11.01.2001 - 00:00 | Son Güncellenme:
Şahin Alpay
Her ne kadar yerinde sayıyor, hep aynı sorunlarla boğuşuyor görünse de Türkiye değişiyor. Bunun bir delili de, Milli Görüş Hareketi'nin 30 yılda geçirdiği evrim. MNP, MSP ve RP gibi FP de kapatılma tehdidi altında. Ama FP'yi öncekilerden ayıran başlıca özellik, saflarında patlak veren büyük tartışma.
Türkiye'nin İslamcı akımı (kesintili, eksikli, kusurlu, ama yine de iktidarların değişebildiği, muhalefetin yapılabildiği) demokratik bir ortamda varolduğu için, otoriter tek - parti rejimlerine muhalefet içinde ortaya çıkan radikal İslamcı akımlara benzemedi. Türkiye'nin İslamcı partisi gerçekte, bir kişi / lider partisi olmak ve devletçi zihniyet dahil, birçok bakımdan öteki partilere çok benziyordu.
Radikal, şiddet yanlısı İslamcı gruplar her zaman çevresinde yuvalandı, ama hareketin kendisi şiddeti dışladı; demokratik çerçevenin içinde faaliyet gösterdi. Ancak şu noktalarda haklı kuşkuları üzerinde topladı: Savunduğu demokrasi, "çoğunluk diktatörlüğü" müdür? Tek başına iktidara gelirse, muhalefet tanımayacak mıdır? Talep ettiği hak ve özgürlükler yalnızca kendisi için midir? İktidara gelse başkalarının hak ve özgürlüklerine saygılı olacak mıdır?
Erbakan, bu kuşkuları hiç bir zaman gideremedi. Denebilir ki FP içinde yeşeren "Yenilikçi" kanat, esas olarak bunu sağlamayı hedefliyor. Bıraktıkları izlenim, İslami değerlere bağlı olduğu kadar gerçek anlamda demokrasiye ve laikliğe, bireyin temel hak ve özgürlüklerine, hukuk devletine saygı konusunda tereddüte yer bırakmayan bir siyasi anlayışı yerleştirmeyi amaçladıkları.

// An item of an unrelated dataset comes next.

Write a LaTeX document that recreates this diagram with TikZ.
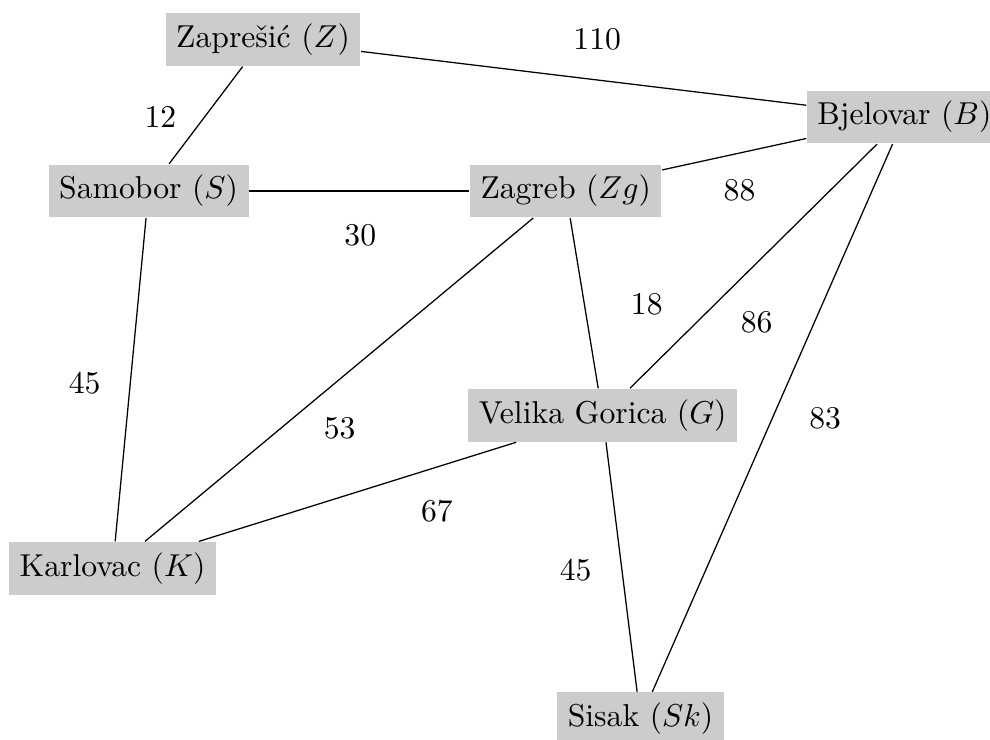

Ancak Başbakan Bülent Ecevit ve başkaları "Yenilikçilerde yeni olan nedir?" sorusunu sormakta tümüyle haksız sayılamaz. Çünkü "Yenilikçiler"in tam olarak neyi savundukları henüz açıklık kazanmış değil. Netlik kazanan tek husus, Türk siyasetini kilitleyen temel etkenlerden biri olan "lider sultası"na açıkça başkaldırmış olmaları.
Bu başkaldırının öteki partilerde değil de, "İmamet" kurumunun, yani lidere kayıtsız şartsız itaatin geçerli olduğu iddia edilen FP içinde ortaya çıkmış olması, bu partinin belki öteki partilerde görülmeyen ölçüde demokratik özelliklere sahip olduğunu düşündürüyor.
Erbakan ve çevresindeki "demir çekirdek"in hakim olduğu FP'nin merkez sağ'ın büyük partisi olma şansı hiç bir zaman olmadı. "Yenilikçiler"in olabilir mi? Belki Türkiye'nin değişim isteyen öteki güçleriyle birleşerek. MSP saflarından gelen Turgut Özal, böyle bir yaklaşımla ANAP'ı merkez sağ'ın büyük partisi yapmayı başarmıştı.
Evet, ne bugünün koşulları 1983'ün şartlarına benziyor, ne de "Yenilikçiler"in Özal'ın birikimine sahip bir liderleri var. Ama toplumda değişim ve yenilenme talebi belki daha da güçlü. Türkiye bugün içine hapsolduğu kısır döngüyü bir yerden kırabilmeli.